‘Turn in the bad ones’: Trump asks local police to help deport undocumented immigrants

Hunter Walker
·White House Correspondent

President Trump told a Wednesday gathering of police chiefs and sheriffs that he wants their help identifying and deporting criminals who illegally immigrated to the U.S.

“I want you to turn in the bad ones,” Trump said in a speech at the winter conference of the Major Cities Chiefs Association.

Trump said he’s been speaking to “a lot of law enforcement officials” since taking office last month. During last year’s campaign, Trump’s hard-line approach to illegal immigration was a key plank of his White House bid.

The president claimed that the authorities he has conferred with have suggested that drugs are responsible for the vast majority of crime. He further vowed to aggressively confront the drug cartels.

“We’re going to stop those drugs from poisoning our youth, from poisoning our people. We’re going to be ruthless in that fight. We have no choice, and we’re going to take that fight to the drug cartels and work to liberate our communities from their terrible grip of violence,” Trump said.

He went on to ask the local law enforcement leaders in attendance to help in this battle against drugs by informing the Department of Homeland Security about the identities of “illegal immigrant gang members.” He told the audience they have the “power and knowledge” necessary to tell Homeland Security Secretary John Kelly “who the illegal immigrant gang members are.”

“You have that power because you know them. You’re there, you’re local, you know the illegals, you know them by their first name, you know them by their nicknames. You have that power. The federal government can never be that precise, but you’re in the neighborhoods. You know the bad ones. You know the good ones,” Trump said.

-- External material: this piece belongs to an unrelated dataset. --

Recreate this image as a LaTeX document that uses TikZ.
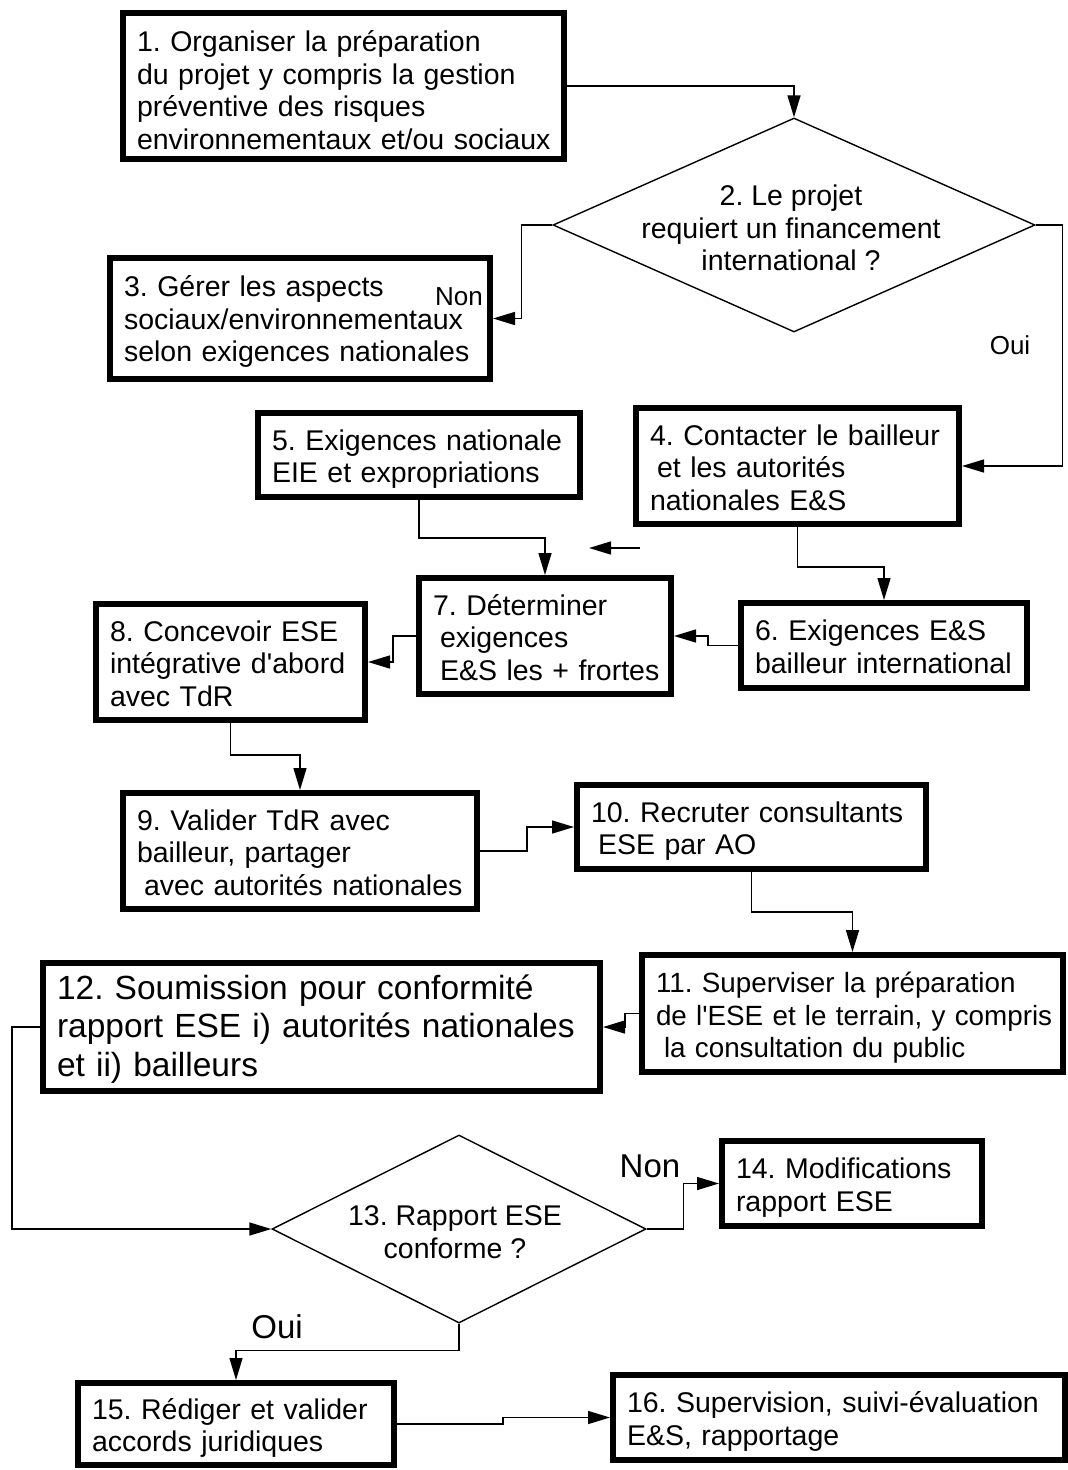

President Trump speaks to members of the law enforcement at the Major Cities Chiefs Association Winter Conference in Washington. (Photo: Joshua Roberts/Reuters)
President Trump speaks to law enforcement officials at the Major Cities Chiefs Association winter conference in Washington. (Photo: Joshua Roberts/Reuters)

Last month, Trump signed executive orders with dramatic measures to curb illegal immigration, as well as establishing that his administration wanted “the immediate construction of a physical wall on the southern border.” His executive orders also contained measures designed to push local authorities to assist with deportations. He called for empowering local law enforcement to enforce federal immigration laws and for the defunding of so-called sanctuary cities, where officials refuse to hand over some undocumented immigrants for deportation.

As he concluded his comments on the issue during the Wednesday speech, Trump suggested that much of the country’s crime is driven by immigrant gang members.

“So much of the problems — you look at Chicago and you look at other places — so many of the problems are caused by gang members, many of whom are not even legally in our country,” he said.

But according to CBS’ Chicago affiliate, local police “have never linked the violence to an influx of illegal immigrants. Rather, they say, prison sentences for gun crimes are too lenient, allowing repeat offenders with gang ties out on the street to commit more violence.”